En 2012, une étudiante a envoyé à Semenov des mémoires sur les personnes handicapées qu'elle avait enregistrées au sanatorium d'Andoga, à Nikolskoïe, dans la région de Tcherepovets : « Ceux qui ne pouvaient pas marcher étaient mis à l’air libre par beau temps. Les handicapés étaient systématiquement pris en charge, médicalement. Tous les jours à 8 heures, tous les patients étaient examinés, il y avait un approvisionnement régulier en médicaments, trois repas par jour et un goûter. Les handicapés adoraient travailler, lire des livres à la bibliothèque, et ceux qui le pouvaient allaient cueillir des champignons et des baies. Presque aucun membre de leur famille ne venait les voir, mais de nombreux handicapés ont créé de nouvelles familles avec les jeunes femmes qui avaient perdu leur mari pendant la guerre. Le sanatorium a existé jusqu'en 1974 ».

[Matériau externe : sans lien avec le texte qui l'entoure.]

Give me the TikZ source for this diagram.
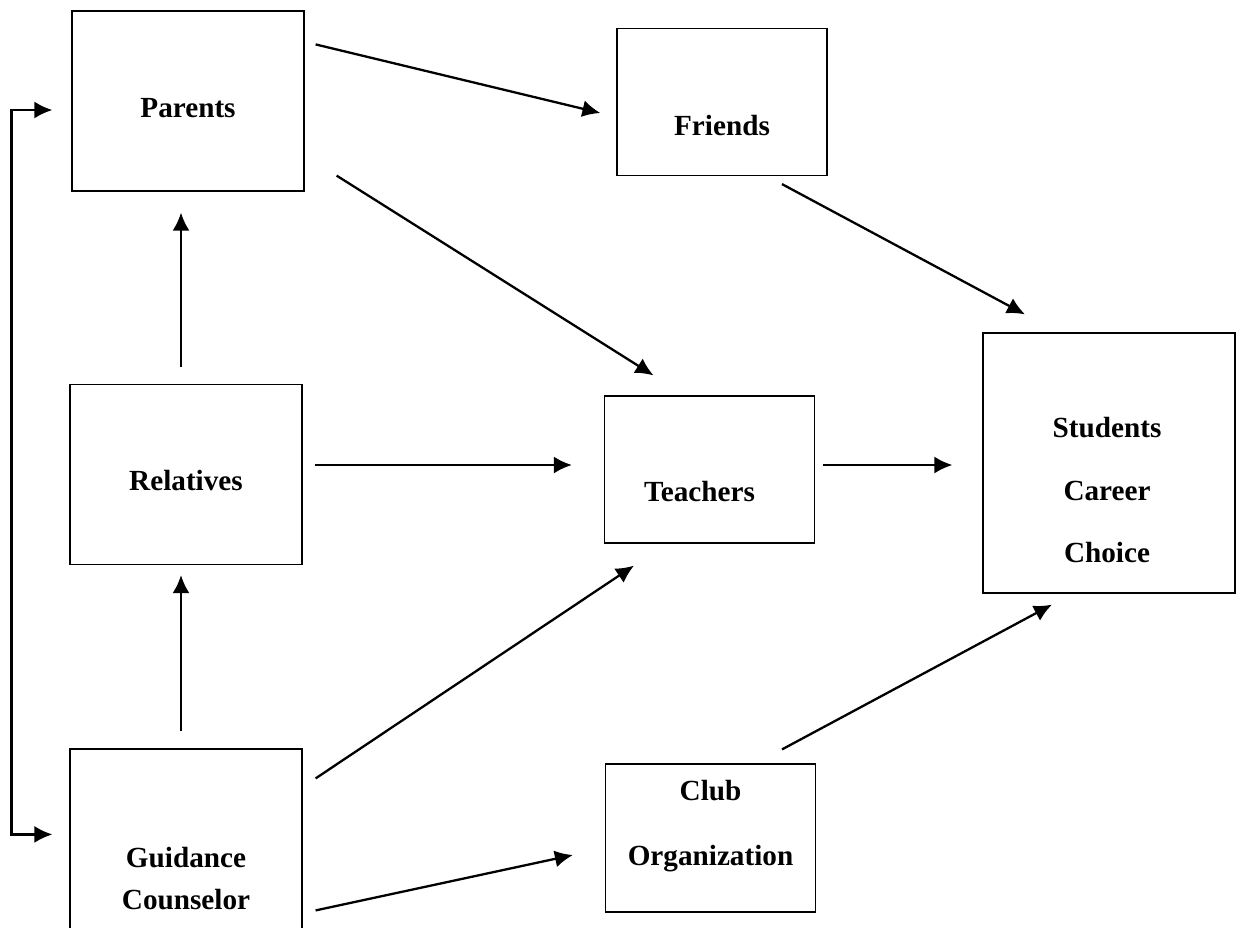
\documentclass[tikz,border=0pt]{standalone}
\usepackage{fontspec}
\setmainfont{Liberation Serif}
\usetikzlibrary{arrows.meta}

\begin{document}
\begin{tikzpicture}[x=0.5pt,y=-0.5pt]
  \tikzset{BIG/.style={draw, line width=0.6pt, minimum width=116pt, minimum height=90pt} }
  \tikzset{SMALL/.style={draw, line width=0.6pt, minimum width=105pt, minimum height=73.5pt} }
  \tikzset{GOAL/.style={draw, line width=0.6pt, minimum width=126pt, minimum height=130pt} }
  \tikzset{TXT/.style={font=\fontsize{14.6}{21}\selectfont\bfseries, align=center, inner sep=0pt} }
  \tikzset{ARR/.style={->, >={Latex[length=9pt,width=8.5pt]}, line width=1.15pt} }

  \useasboundingbox (0,0) rectangle (1241,927);
  \clip (0,0) rectangle (1241,927);

  \node[BIG] (parents) at (188,101) {};
  \node[BIG] (relatives) at (186,474.5) {};
  \node[BIG, minimum height=95.5pt] (guidance) at (186,844.5) {};
  \node[SMALL] (friends) at (722,102) {};
  \node[SMALL] (teachers) at (709.5,469.5) {};
  \node[SMALL, minimum height=74pt] (club) at (710.5,838) {};
  \node[GOAL] (students) at (1109,463) {};

  \node[TXT] (parentsT) at ([shift={(0,7)}]parents.center) {Parents};
  \node[TXT] (relativesT) at ([shift={(0,6)}]relatives.center) {Relatives};
  \node[TXT] (guidanceT) at ([shift={(0,130)}]guidance.north) {Guidance\\Counselor};
  \node[TXT] (friendsT) at ([shift={(0,24)}]friends.center) {Friends};
  \node[TXT] (teachersT) at ([shift={(-10,22)}]teachers.center) {Teachers};
  \node[TXT] (clubT) at ([shift={(0,-12)}]club.center) {Club\\[11.5pt]Organization};
  \node[TXT] (studentsT) at ([shift={(-2,27)}]students.center) {Students\\[10.25pt]Career\\[10.25pt]Choice};

  \draw[ARR] ([shift={(11,34)}]parents.north east) -- ([shift={(-16,11)}]friends.west);
  \draw[ARR] ([shift={(32,-16)}]parents.south east) -- ([shift={(-56,-20)}]teachers.north);
  \draw[ARR] ([shift={(60,8)}]friends.south) -- ([shift={(-84,-18)}]students.north);
  \draw[ARR] ([shift={(-5,-17)}]relatives.north) -- ([shift={(-7,21)}]parents.south);
  \draw[ARR] ([shift={(12,-9.5)}]relatives.east) -- ([shift={(-32,-4.5)}]teachers.west);
  \draw[ARR] ([shift={(8,-4.5)}]teachers.east) -- ([shift={(-30,2)}]students.west);
  \draw[ARR] ([shift={(-5,-17)}]guidance.north) -- ([shift={(-5,10)}]relatives.south);
  \draw[ARR] ([shift={(13,30)}]guidance.north east) -- ([shift={(-75.5,22)}]teachers.south);
  \draw[ARR] ([shift={(13,162)}]guidance.north east) -- ([shift={(-32,17)}]club.west);
  \draw[ARR] ([shift={(71.5,-14)}]club.north) -- ([shift={(-57,11)}]students.south);

  \draw[ARR, <->] ([shift={(-19,9)}]parents.west) -- ++(-41,0) |- ([shift={(-17,86)}]guidance.north west);
\end{tikzpicture}
\end{document}
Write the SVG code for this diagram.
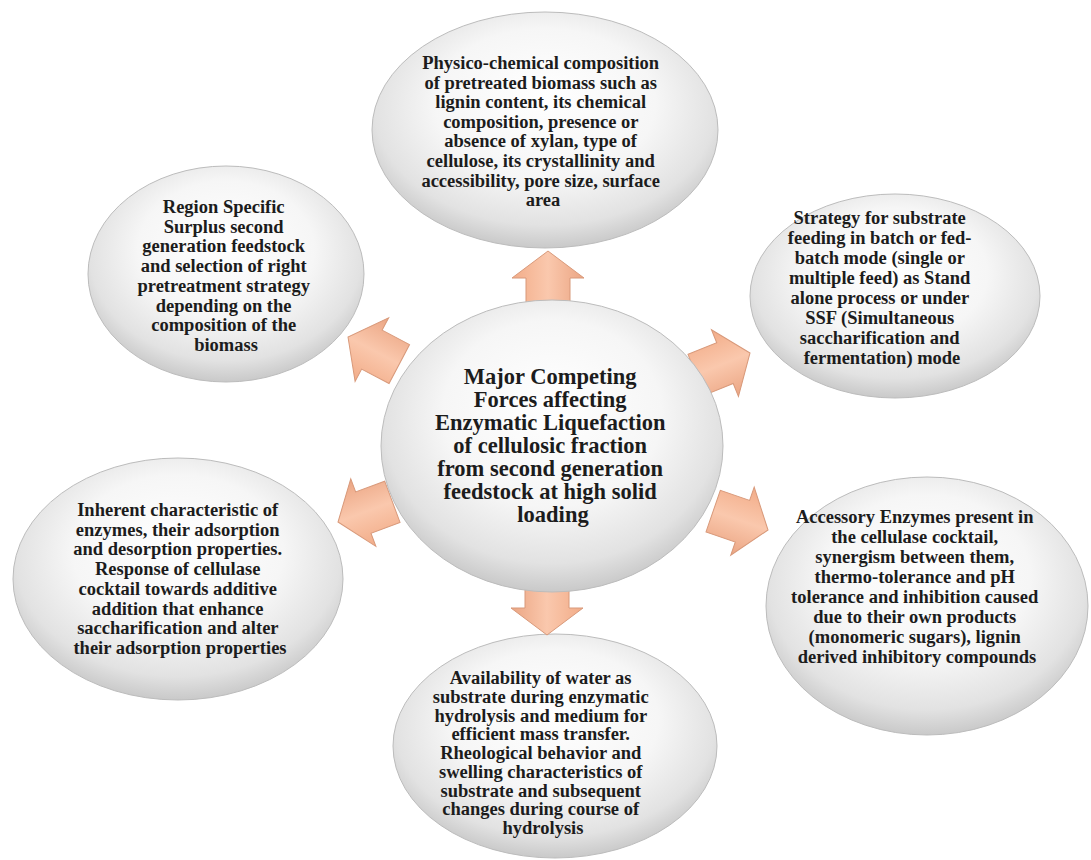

Suite aux écrits de Kouznetsov, l’hospice du monastère de Valaam était presque perçu comme un camp de concentration, où régnaient la faim et des conditions de vie déplorables. Mais Semenov indique le nombre de personnes handicapées qui y vivaient : 1952 - 876, 1953 - 922, 1954 - 973, 1955 - 973, 1956 - 812, 1957 - 691. Cela témoigne clairement d’un taux de mortalité relativement bas pour des personnes handicapées.
En passant, comme on le dit souvent, les personnes handicapées n’ont pas été emmenées de « toute l’URSS » : elles ont été transférées dans des institutions similaires dans les régions voisines. Des cours destinés à apprendre la cordonnerie ou la comptabilité ont été organisés pour les aider à trouver du travail. En outre, de nombreuses lettres et documents ont été retrouvés, prouvant que toutes les personnes handicapées étaient autorisées à rentrer chez elles - si elles avaient une maison dans laquelle retourner. Les documents montrent également que les invalides pouvaient réellement partir à tout moment, et beaucoup le faisaient, parfois pour se saouler en ville avant d’être ramenés par la police soviétique.
La loi fournissait également un traitement spécial aux invalides de guerre. Un ancien soignant de sanatorium a notamment rappelé : « Une fois, un ancien condamné m’a attaqué dans la cuisine, il était fort, avait une jambe de bois et vous ne pouviez pas vous défendre, vous seriez poursuivi et perdriez obligatoirement le procès. Il m’a frappé et je n’ai pas pu riposter ! Mais le directeur adjoint est alors venu et l'a frappé si fort qu'il est tombé en arrière. L’ancien condamné n’a pas porté plainte : il savait qu’il avait tort ! ».